Thursday, January 10, 2019

Blockchain For Supply Chain - Reality or Just Another Fad!

Overview

Every few years we see enthusiasm generated by certain innvoations as that single solution will solve all of the problems we have in the world.  XML was supposed to solve all the problems with EDI data exchange.  Open Source was supposed to render Oracle, Microsoft, and IBM obsolete.  NoSQL databases were supposed to be so much better than legacy and cumbursome relational databases and that RDBMS was a dirty word.

All of these innovations added substantial value - but their hype was overblown and as a result several organizations started taking useless inititaives to force a concept into their organization.  For example they would XMLise their EDI by putting the whole EDI document as-is into an XML structure.  All core concepts like transactions that are 101 level concepts have to be defended.  We have to re-educate folks that NoSQL type of databases have their place but there is nothing legacy about Oracles, SQLServers, or DB2s of the world.  And that a database transaction is still a fundamental concept when creating real-world solutions.

Now we have another fad - blockchain.  And that all concepts like SAAS, RDBMS, etc. are legacy; and the earth spin needs to be managed using blockchain!

In this paper, I will focus on the hype as it relates to supply chain.  Specifically there is a lot of buzz with the premise that "Hey Walmart wants its suppliers to use blockchain - or that Walmart has adopted blockchain - so we must do something with it or else ...."

Basic Terminology

First lets understand at a high level what a blockchain is:
  • It is a chain of blocks where each block contains certain features that enhance its resiliance:
    • Element Description
      Data This is the main data in the block
      Previous Block Hash Value This is hash value of the previous block in the chain
      Current Block Hash Value This is hash value of the current block. This is computed by taking into account all contents, i.e. data and prvious block hash value
  • Being a chain makes it resilient, i.e. you must always process the chain from the beginning and while processing you validate the integrity of each block via its own hash value and previous block hash value - until you get to the data you are interested in.
  • The hash function is supposed to be "hard" for the computer, e.g. in case of bitcoin it is a requirement that the resulting value has a certain number of 0s in the beginning.  As there is no direct way of getting that many 0s - the algorithm needs to keep trying the hash function with slight modifcation of data until it gets the correct hash value.
  • If you attempted to corrupt a specific block you may render the "Current Block Hash Value" as incorrect.  If you fixed that as well then subsequent blocks will no longer be pointing to this block correctly.
  • Various well-known techniques are used to broadcast these contents to a network. 
  • With a large enough network and "hard" hashing technique corrupting the chain becomes close to impossible
If someone wants to understand these concepts in detail and work with examples of creating it - I suggest youtube channel Simply Explained - Savjee 

As you can see the concept of block chain itslef is quite simple.  A basic Data Structure student will tell you that she could implement this using any lower level concept like arrays, linked list etc.  For persistence it could be implented using files, NoSQL databases, or the legacy and obsolete RDBMS technologies.  It is a concept not a solution!

What makes it tick!

We need to understand some fundamental concepts about it to consider its value.
  • It is resilliant against hacking if and only if sufficiently large number of nodes keep a copy of the database.  
  • It is resilliant because by definition we never update the data.  Once data is addded it must be undone via an additional transaction.
  • It is resilliant because you always traverse the chain from beginning - so that you can detect any foul play. 
By definition one chain is working on homogenous data - for example bitcoin is a blockchain dealing with a special digitial currency and not with court records.

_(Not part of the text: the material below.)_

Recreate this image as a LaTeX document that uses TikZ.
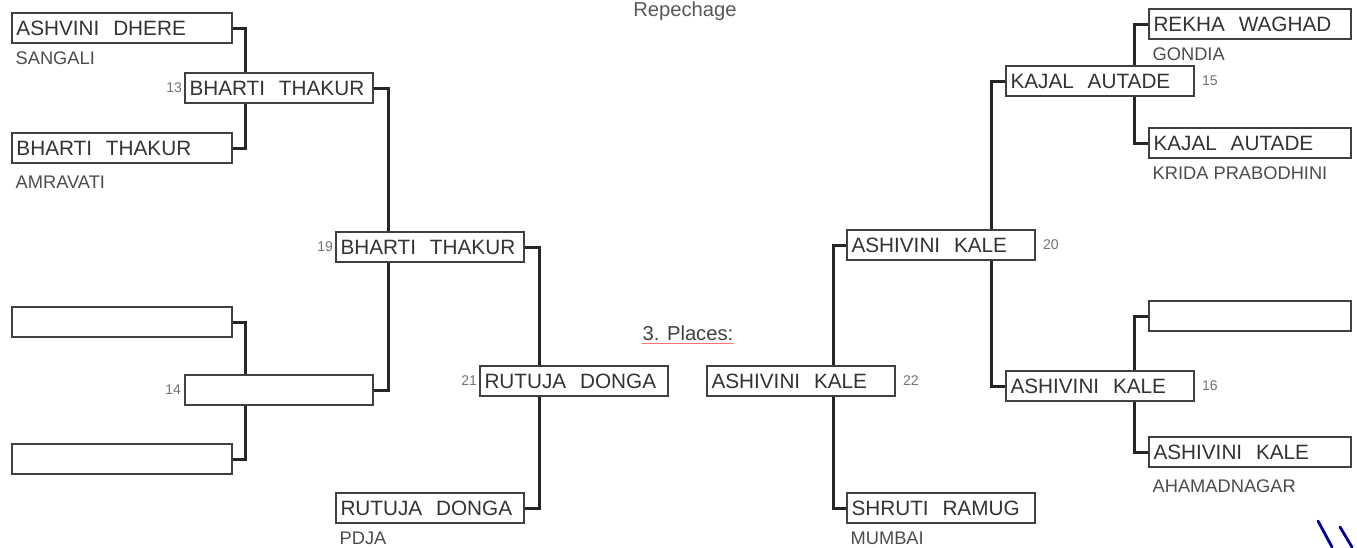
\documentclass[tikz,border=0pt]{standalone}
\usepackage{fontspec}
\setmainfont{Liberation Sans}
\usetikzlibrary{positioning,backgrounds}

\begin{document}
\begin{tikzpicture}[x=0.2mm, y=-0.2mm,
  box/.style={draw=black!75, line width=0.8pt, fill=white, minimum height=6mm, inner xsep=0.9mm, inner ysep=0pt, align=left, font=\fontsize{11.8}{12}\selectfont, text=black!80},
  wbox/.style={box, text width=42.2mm},
  mbox/.style={box, text width=35.8mm},
  rbox/.style={box, text width=38.6mm},
  club/.style={font=\fontsize{10.4}{11}\selectfont, text=black!70, inner sep=0pt},
  num/.style={font=\fontsize{8}{9}\selectfont, text=black!55, inner sep=0pt},
  link/.style={line width=1.7pt, black!85}]
\useasboundingbox (0,0) rectangle (1357,547);

% left half
\node[wbox] (a1) at (122,28) {ASHVINI~~DHERE};
\node[wbox] (a2) at (122,148) {BHARTI~~THAKUR};
\node[wbox] (a3) at (122,322) {};
\node[wbox] (a4) at (122,459) {};
\node[mbox] (b13) at (279,88) {BHARTI~~THAKUR};
\node[mbox] (b14) at (279,390) {};
\node[mbox] (c19) at (430,247) {BHARTI~~THAKUR};
\node[mbox] (cp) at (430,508) {RUTUJA~~DONGA};
\node[mbox] (d21) at (574,381) {RUTUJA~~DONGA};

\node[club, below right=1.6mm and 0.8mm of a1.south west] (sangali) {SANGALI};
\node[club, below right=2.4mm and 0.8mm of a2.south west] (amravati) {AMRAVATI};
\node[club, below right=1.5mm and 0.8mm of cp.south west] (pdja) {PDJA};
\node[num, left=0.4mm of b13] (n13) {13};
\node[num, left=0.6mm of b14] (n14) {14};
\node[num, left=0.4mm of c19] (n19) {19};
\node[num, left=0.4mm of d21] (n21) {21};

% right half
\node[mbox] (e22) at (801,381) {ASHIVINI~~KALE};
\node[mbox] (f20) at (941,245) {ASHIVINI~~KALE};
\node[mbox] (fm) at (941,508) {SHRUTI~~RAMUG};
\node[mbox] (g15) at (1100,81) {KAJAL~~AUTADE};
\node[mbox] (g16) at (1100,386) {ASHIVINI~~KALE};
\node[rbox] (h1) at (1250,24) {REKHA~~WAGHAD};
\node[rbox] (h2) at (1250,143) {KAJAL~~AUTADE};
\node[rbox] (h3) at (1250,316) {};
\node[rbox] (h4) at (1250,452) {ASHIVINI~~KALE};

\node[club, below right=1.5mm and 0.8mm of fm.south west] (mumbai) {MUMBAI};
\node[club, below right=1.6mm and 0.8mm of h1.south west] (gondia) {GONDIA};
\node[club, below right=1.6mm and 0.8mm of h2.south west] (krida) {KRIDA PRABODHINI};
\node[club, below right=2.4mm and 0.8mm of h4.south west] (ahmad) {AHAMADNAGAR};
\node[num, right=1.4mm of e22] (n22) {22};
\node[num, right=1.4mm of f20] (n20) {20};
\node[num, right=1.4mm of g15] (n15) {15};
\node[num, right=1.4mm of g16] (n16) {16};

% titles
\node[font=\fontsize{11.5}{12}\selectfont, text=black!65, anchor=base, inner sep=0pt] (rep) at (685,16) {Repechage};
\node[font=\fontsize{11.5}{12}\selectfont, text=black!75, anchor=base, inner sep=0pt] (places) at (688,340) {3. Places:};
\draw[red!55, line width=0.5pt] ([yshift=-0.6mm]places.south west) -- ([yshift=-0.6mm]places.south east);

% brackets
\begin{scope}[on background layer]
\draw[link] (a1.east) -- ++(13,0) |- (a2.east);
\draw[link] (a3.east) -- ++(13,0) |- (a4.east);
\draw[link] (b13.east) -- ++(15,0) |- (b14.east);
\draw[link] (c19.east) -- ++(15,0) |- (cp.east);
\draw[link] (h1.west) -- ++(-14,0) |- (h2.west);
\draw[link] (h3.west) -- ++(-14,0) |- (h4.west);
\draw[link] (g15.west) -- ++(-14,0) |- (g16.west);
\draw[link] (f20.west) -- ++(-13,0) |- (fm.west);
\end{scope}

% pen marks
\draw[blue!60!black, line width=1.6pt, line cap=round] (1318,521) -- (1332,547);
\draw[blue!60!black, line width=1.6pt, line cap=round] (1340,527) -- (1352,547);
\end{tikzpicture}
\end{document}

If we were to apply this concept generally we need to look at it abstractly and see what is the real value and that is not blockchain but that:
  • We have a distributed data store with sufficiently large number of nodes with the complete copy of the database.
  • And because of that - no central authority is needed.
  • And it is a type of data structure that does not allow "updates" and "deletes" - a new transaction must be defined to undo previous transaction.  This protocols limits chances of foul play.
With that understanding - is it really the new wheel?  We understand distributed databases quite well already.  DNS is a well-known example of itApplication clusters are deployed on millions of servers across the world using vaious types of distributed database techniques.   The logic about making it immutable is certainly very interesting and innovative and could prove to be a valuable technique - but the concept of implementing immutable data sets is not new.  Most legacy databases allow this level of control on their arcane data stores - and they have been doing it for decades.  But this approach of implementing it via hash values can certainly be quite valuable!

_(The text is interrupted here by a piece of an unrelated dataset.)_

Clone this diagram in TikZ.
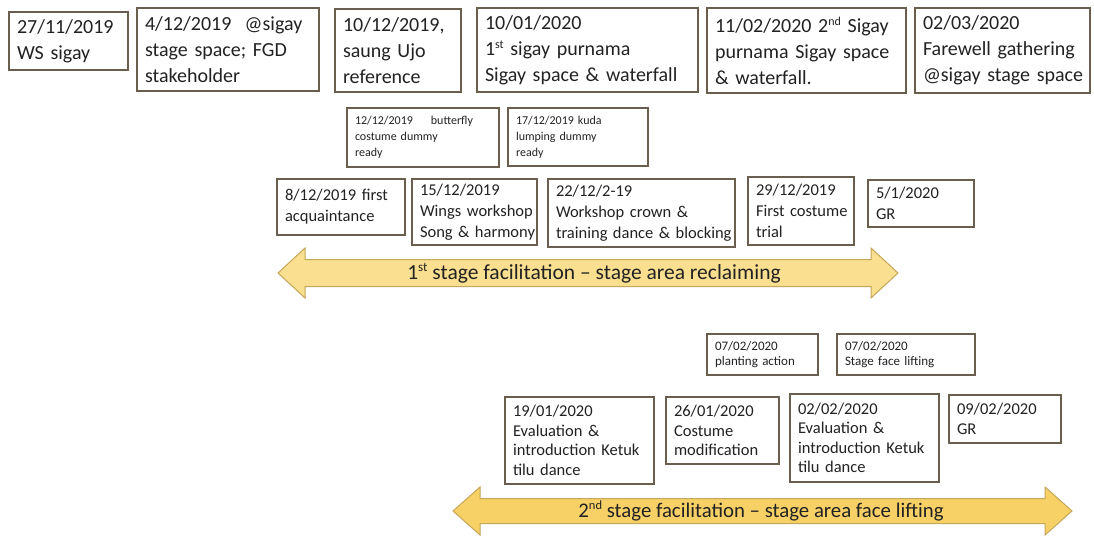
\documentclass[tikz,border=0pt]{standalone}
\usepackage{fontspec}
\setmainfont{Carlito}
\definecolor{boxc}{HTML}{6A5F4E}
\definecolor{txt}{HTML}{222222}
\definecolor{arrAfill}{HTML}{F9DF8F}
\definecolor{arrBfill}{HTML}{F7D066}
\definecolor{arredge}{HTML}{C4A759}
\def\padx{8pt}
\tikzset{
  tbox/.style={draw=boxc, line width=1.1pt, fill=white, inner xsep=\padx, inner ysep=1pt, align=left, text=txt},
  bigarrow/.style={draw=arredge, line width=1pt},
  arrlabel/.style={text=txt, inner sep=0pt}
}
\newcommand\tbx[7]{%
  \pgfmathsetlengthmacro\bw{(#4-#2)*1pt}%
  \pgfmathsetlengthmacro\bh{(#5-#3)*1pt}%
  \pgfmathsetlengthmacro\tw{(#4-#2)*1pt-2*\padx}%
  \node[tbox,font=#6,minimum width=\bw,minimum height=\bh,text width=\tw] (#1) at ({(#2+#4)/2},{(#3+#5)/2}) {#7};}
\newcommand\mysup[3]{\raisebox{#1pt}{\fontsize{#2}{#2}\selectfont #3}}
\newcommand\fT{\fontsize{20}{26}\selectfont}
\newcommand\fM{\fontsize{16.5}{21}\selectfont}
\newcommand\fB{\fontsize{16.5}{19.5}\selectfont}
\newcommand\fS{\fontsize{12}{16}\selectfont}
\newcommand\fP{\fontsize{13}{15.5}\selectfont}
\begin{document}
\begin{tikzpicture}[x=1pt,y=-1pt]
\useasboundingbox[fill=white] (0,0) rectangle (1094,535);
% top row
\tbx{b1}{9}{12}{128}{70}{\fT}{\mbox{27/11/2019}\\\mbox{WS sigay}}
\tbx{b2}{137}{8}{319}{91}{\fT}{\mbox{4/12/2019\ \ @sigay}\\\mbox{stage space; FGD}\\\mbox{stakeholder}}
\tbx{b3}{335}{9}{461}{92}{\fT}{\mbox{10/12/2019,}\\\mbox{saung Ujo}\\\mbox{reference}}
\tbx{b4}{477}{8}{698}{92}{\fT}{\mbox{10/01/2020}\\\mbox{1\mysup{7}{12}{st} sigay purnama}\\\mbox{Sigay space \& waterfall}}
\tbx{b5}{707}{8}{906}{93}{\fT}{\mbox{11/02/2020 2\mysup{7}{12}{nd} Sigay}\\\mbox{purnama Sigay space}\\\mbox{\& waterfall.}}
\tbx{b6}{915}{8}{1090}{93}{\fT}{\mbox{02/03/2020}\\\mbox{Farewell gathering}\\\mbox{@sigay stage space}}
% small middle
\tbx{s1}{347}{108}{499}{167}{\fS}{\mbox{12/12/2019\hspace{18pt}butterfly}\\\mbox{costume dummy}\\\mbox{ready}}
\tbx{s2}{508}{108}{648}{166}{\fS}{\mbox{17/12/2019 kuda}\\\mbox{lumping dummy}\\\mbox{ready}}
% middle row
\tbx{m1}{277}{179}{405}{235}{\fM}{\mbox{8/12/2019 first}\\\mbox{acquaintance}}
\tbx{m2}{412}{179}{537}{245}{\fM}{\mbox{15/12/2019}\\\mbox{Wings workshop}\\\mbox{Song \& harmony}}
\tbx{m3}{548}{179}{735}{247}{\fM}{\mbox{22/12/2-19}\\\mbox{Workshop crown \&}\\\mbox{training dance \& blocking}}
\tbx{m4}{748}{177}{854}{245}{\fM}{\mbox{29/12/2019}\\\mbox{First costume}\\\mbox{trial}}
\tbx{m5}{868}{180}{974}{227}{\fM}{\mbox{5/1/2020}\\\mbox{GR}}
% arrow 1
\path[bigarrow, fill=arrAfill] (278,273) -- (305,248) -- (305,259.5) -- (871,259.5) -- (871,248) -- (898,273) -- (871,298) -- (871,286.5) -- (305,286.5) -- (305,298) -- cycle;
\node[arrlabel, font=\fontsize{21.5}{24}\selectfont] (a1) at (594,273) {1\mysup{7.5}{13}{st} stage facilitation – stage area reclaiming};
% small bottom
\tbx{p1}{707}{334}{818}{375}{\fP}{\mbox{07/02/2020}\\\mbox{planting action}}
\tbx{p2}{837}{334}{975}{375}{\fP}{\mbox{07/02/2020}\\\mbox{Stage face lifting}}
% bottom row
\tbx{q1}{505}{397}{654}{484}{\fB}{\mbox{19/01/2020}\\\mbox{Evaluation \&}\\\mbox{introduction Ketuk}\\\mbox{tilu dance}}
\tbx{q2}{666}{397}{779}{464}{\fB}{\mbox{26/01/2020}\\\mbox{Costume}\\\mbox{modification}}
\tbx{q3}{790}{394}{939}{482}{\fB}{\mbox{02/02/2020}\\\mbox{Evaluation \&}\\\mbox{introduction Ketuk}\\\mbox{tilu dance}}
\tbx{q4}{949}{395}{1061}{443}{\fB}{\mbox{09/02/2020}\\\mbox{GR}}
% arrow 2
\path[bigarrow, fill=arrBfill] (453,511) -- (480,487) -- (480,498.5) -- (1045,498.5) -- (1045,487) -- (1072,511) -- (1045,535) -- (1045,523.5) -- (480,523.5) -- (480,535) -- cycle;
\node[arrlabel, font=\fontsize{20.8}{24}\selectfont] (a2) at (761,511) {2\mysup{7.5}{12.5}{nd} stage facilitation – stage area face lifting};
\end{tikzpicture}
\end{document}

Then what is all this hype about "Walmart embracing blockchain - so should we".  Here are some details about Walmart's initiative:
  • It is not a public network - but a private network
  • It is owned and operated by a central authority called IBM.  They are using IBM Food Trust solution.
Under the hood - they could certainly be using blockchain concepts but how does that translate to this hype about blockchains solving the supply chain problems.  If IBM used linked lists in a certain algorithm - should a whole fad start around linked lists and how hash tables and arrays are now obsolete?

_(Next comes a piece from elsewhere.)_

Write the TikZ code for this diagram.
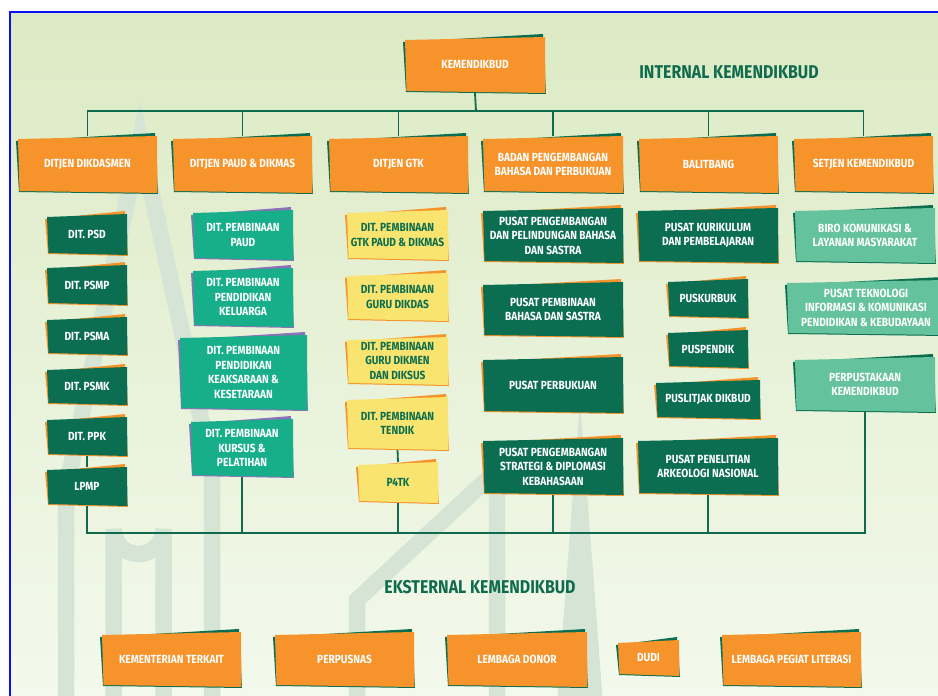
\documentclass[tikz,border=0pt]{standalone}
\usepackage{fontspec}
\setmainfont{Fira Sans}[FakeStretch=0.86]

\definecolor{orgOrange}{HTML}{F6932A}
\definecolor{orgGreen}{HTML}{0B6E50}
\definecolor{orgTeal}{HTML}{16AF8A}
\definecolor{orgPurple}{HTML}{8E72B8}
\definecolor{orgYellow}{HTML}{F8E46F}
\definecolor{orgMint}{HTML}{64C39C}
\definecolor{lineGreen}{HTML}{0F6B4E}
\definecolor{bgTop}{HTML}{DCEAC4}
\definecolor{bgBottom}{HTML}{F3F9EC}
\definecolor{markGreen}{HTML}{D6E4D6}
\definecolor{frameBlue}{HTML}{0A10F5}

\pgfdeclarelayer{backdrop}
\pgfdeclarelayer{links}
\pgfsetlayers{backdrop,links,main}

\tikzset{
  boxtext/.style={inner sep=0pt, align=center,
    font=\bfseries\fontsize{11.8}{14.5}\selectfont},
  heading/.style={inner sep=0pt, text=lineGreen,
    font=\bfseries\fontsize{18.5}{20}\selectfont},
  conn/.style={draw=lineGreen, line width=1.8pt},
  wmark/.style={draw=markGreen, line width=16.5pt, miter limit=12},
}

% #1 name, #2-#5 box bounds (x1,y1,x2,y2), #6 fill, #7 back sheet, #8 text colour, #9 text
\newcommand\orgbox[9]{%
  \fill[#7] (#2-2,#3+5) -- (#4-2,#3-3) -- (#4+1,#5+1) -- (#2+1,#5-1) -- cycle;
  \fill[#6] (#2,#3+3) -- (#4,#3) -- (#4+0.5,#5) -- (#2+1.5,#5-2) -- cycle;
  \node[boxtext, text=#8, minimum width={(#4-#2)*1pt}, minimum height={(#5-#3)*1pt}]
    (#1) at ({(#2+#4)/2},{(#3+#5)/2}) {#9};%
}

\begin{document}
\begin{tikzpicture}[x=1pt, y=-1pt]
\useasboundingbox (0,0) rectangle (938,696);

\begin{pgfonlayer}{backdrop}
  \fill[white] (0,0) rectangle (938,696);
  \shade[top color=bgTop, bottom color=bgBottom] (10,12) rectangle (938,696);
  % faint lettering in the backdrop
  \draw[wmark] (66,704) -- (66,490) -- (140,140) -- (212,470) -- (212,704);
  \draw[wmark] (113.5,704) -- (113.5,529) arc[start angle=180, end angle=0, radius=25] -- (163.5,704);
  \draw[wmark] (357,704) -- (357,600) -- (497,470) -- (497,704);
  \fill[markGreen] (580,400) -- (603,704) -- (557,704) -- cycle;
  % frame
  \draw[frameBlue, line width=2pt] (10,696) -- (10,12) -- (938,12);
\end{pgfonlayer}

% top level
\orgbox{kem}{405}{37}{545}{93}{orgOrange}{orgGreen}{white}{KEMENDIKBUD}
\node[heading] (tint) at (729,72) {INTERNAL KEMENDIKBUD};

% directorates general
\orgbox{dg1}{18}{136}{157}{193}{orgOrange}{orgGreen}{white}{DITJEN DIKDASMEN}
\orgbox{dg2}{173}{136}{312}{193}{orgOrange}{orgGreen}{white}{DITJEN PAUD \& DIKMAS}
\orgbox{dg3}{329}{136}{468}{193}{orgOrange}{orgGreen}{white}{DITJEN GTK}
\orgbox{dg4}{483}{136}{623}{193}{orgOrange}{orgGreen}{white}{BADAN PENGEMBANGAN\\BAHASA DAN PERBUKUAN}
\orgbox{dg5}{639}{136}{778}{193}{orgOrange}{orgGreen}{white}{BALITBANG}
\orgbox{dg6}{794}{136}{933}{193}{orgOrange}{orgGreen}{white}{SETJEN KEMENDIKBUD}

% Ditjen Dikdasmen units
\orgbox{psd}{47}{214}{127}{255}{orgGreen}{orgOrange}{white}{DIT. PSD}
\orgbox{psmp}{47}{265}{127}{305}{orgGreen}{orgOrange}{white}{DIT. PSMP}
\orgbox{psma}{47}{317}{127}{355}{orgGreen}{orgOrange}{white}{DIT. PSMA}
\orgbox{psmk}{47}{367}{127}{405}{orgGreen}{orgOrange}{white}{DIT. PSMK}
\orgbox{ppk}{47}{417}{127}{456}{orgGreen}{orgOrange}{white}{DIT. PPK}
\orgbox{lpmp}{47}{467}{127}{506}{orgGreen}{orgOrange}{white}{LPMP}

% Ditjen PAUD & Dikmas units
\orgbox{paud}{193}{210}{293}{260}{orgTeal}{orgPurple}{white}{DIT. PEMBINAAN\\PAUD}
\orgbox{kel}{193}{268}{293}{327}{orgTeal}{orgPurple}{white}{DIT. PEMBINAAN\\PENDIDIKAN\\KELUARGA}
\orgbox{aks}{180}{335}{307}{410}{orgTeal}{orgPurple}{white}{DIT. PEMBINAAN\\PENDIDIKAN\\KEAKSARAAN \&\\KESETARAAN}
\orgbox{kur}{191}{419}{293}{477}{orgTeal}{orgPurple}{white}{DIT. PEMBINAAN\\KURSUS \&\\PELATIHAN}

% Ditjen GTK units
\orgbox{gtkp}{347}{210}{448}{260}{orgYellow}{orgOrange}{orgGreen}{DIT. PEMBINAAN\\GTK PAUD \& DIKMAS}
\orgbox{gdas}{347}{273}{448}{321}{orgYellow}{orgOrange}{orgGreen}{DIT. PEMBINAAN\\GURU DIKDAS}
\orgbox{gmen}{347}{337}{448}{385}{orgYellow}{orgOrange}{orgGreen}{DIT. PEMBINAAN\\GURU DIKMEN\\DAN DIKSUS}
\orgbox{tendik}{347}{397}{448}{450}{orgYellow}{orgOrange}{orgGreen}{DIT. PEMBINAAN\\TENDIK}
\orgbox{ptk}{358}{462}{438}{503}{orgYellow}{orgOrange}{orgGreen}{P4TK}

% Badan Bahasa units
\orgbox{ppb}{483}{208}{623}{263}{orgGreen}{orgOrange}{white}{PUSAT PENGEMBANGAN\\DAN PELINDUNGAN BAHASA\\DAN SASTRA}
\orgbox{pbs}{483}{282}{623}{337}{orgGreen}{orgOrange}{white}{PUSAT PEMBINAAN\\BAHASA DAN SASTRA}
\orgbox{pbk}{483}{357}{623}{413}{orgGreen}{orgOrange}{white}{PUSAT PERBUKUAN}
\orgbox{psdk}{483}{438}{623}{495}{orgGreen}{orgOrange}{white}{PUSAT PENGEMBANGAN\\STRATEGI \& DIPLOMASI\\KEBAHASAAN}

% Balitbang units
\orgbox{pkp}{638}{208}{778}{263}{orgGreen}{orgOrange}{white}{PUSAT KURIKULUM\\DAN PEMBELAJARAN}
\orgbox{pkb}{668}{279}{748}{318}{orgGreen}{orgOrange}{white}{PUSKURBUK}
\orgbox{ppd}{668}{330}{748}{368}{orgGreen}{orgOrange}{white}{PUSPENDIK}
\orgbox{plj}{656}{380}{760}{419}{orgGreen}{orgOrange}{white}{PUSLITJAK DIKBUD}
\orgbox{arke}{638}{438}{778}{495}{orgGreen}{orgOrange}{white}{PUSAT PENELITIAN\\ARKEOLOGI NASIONAL}

% Setjen units
\orgbox{biro}{795}{208}{935}{263}{orgMint}{orgGreen}{white}{BIRO KOMUNIKASI \&\\LAYANAN MASYARAKAT}
\orgbox{ptik}{787}{280}{945}{335}{orgMint}{orgGreen}{white}{PUSAT TEKNOLOGI\\INFORMASI \& KOMUNIKASI\\PENDIDIKAN \& KEBUDAYAAN}
\orgbox{perp}{795}{357}{935}{412}{orgMint}{orgGreen}{white}{PERPUSTAKAAN\\KEMENDIKBUD}

% external partners
\node[heading] (text) at (480,587) {EKSTERNAL KEMENDIKBUD};
\orgbox{ex1}{102}{632}{241}{687}{orgOrange}{orgGreen}{white}{KEMENTERIAN TERKAIT}
\orgbox{ex2}{275}{632}{414}{687}{orgOrange}{orgGreen}{white}{PERPUSNAS}
\orgbox{ex3}{447}{632}{587}{687}{orgOrange}{orgGreen}{white}{LEMBAGA DONOR}
\orgbox{ex4}{618}{640}{679}{676}{orgOrange}{orgGreen}{white}{DUDI}
\orgbox{ex5}{722}{632}{861}{687}{orgOrange}{orgGreen}{white}{LEMBAGA PEGIAT LITERASI}

% connectors
\coordinate (topbus) at (476,111);
\coordinate (lowbus) at (0,533);
\begin{pgfonlayer}{links}
  \draw[conn] (kem.south) -- (topbus);
  \foreach \n in {dg1,dg2,dg3,dg4,dg5,dg6} \draw[conn] (topbus) -| (\n.north);
  \draw[conn] (ppk.south) -- (lpmp.north);
  \draw[conn] (tendik.south) -- (ptk.north);
  \draw[conn] (lpmp.south) -- (lpmp.south |- lowbus) -- (perp.south |- lowbus) -- (perp.south);
  \foreach \n in {kur,ptk,psdk,arke} \draw[conn] (\n.south) -- (\n.south |- lowbus);
\end{pgfonlayer}
\end{tikzpicture}
\end{document}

Supply Chain Optimization Problems - Myths and Realities

The often quoted scenarios for blockchain solving this made-up crisis is that "I as an individual should know where that box of Tylenol came from so I could see its whole history from beginning to end".

I fail to see how this statement - which is certainly a laudable and achievable goal - relates to blockchain?  Have we recently tracked a Fedex package?  Does it not provide end to end tracking?  Is that concept somehow dependent on the underlying data structure to be a blockchain?

This goal is more dependent on the premise that the actors involved in getting that Tylenol bottle to you are willing to share those details with you.  Walmart hype certainly does not give you, as a consumer, that level of visibility.  If a large number of actors involved in supply chain were willing to share that data using public domain - then a host of solutions could come into being - and most likely the winners would be based on dreaded and obsolete high-end RDBMSs of the world.

The basic building blocks of this level of visibility have been around for decades.  EDI framework provides specific transaction sets for providing supply chain visibility.   So the real challenge is not that we suddenly figured out this domain - the issue is that the industry has not agreed to publish these documents into the public domain - rather it is shared in private networks.  

So for that Tylenol bottle in your hand - all companies involved from manufacturing, to transportation, to distribution, to retail have all of the data without requiring blockchains to answer your question.  But they have decided to keep it private and propriatary.  If for example through industry concensus or government regulation each of the EDI transactions were published to the public networks - your query could be answered without requiring a specific underlying data structure.

Potential Case Study

A potential use case often presented is about movement of goods and when they reach a certain point certain logic could execute to for example pay for the transportation of goods.

So let us work on that - we are all quite familiar with receiving packages via UPS, FedEx, or USPS.  All of them today provide end to end visibility of the goods movement on their network.  We can track it from the shipment facility all the way to my house - but currently I would need to go to their specific website to track the package.  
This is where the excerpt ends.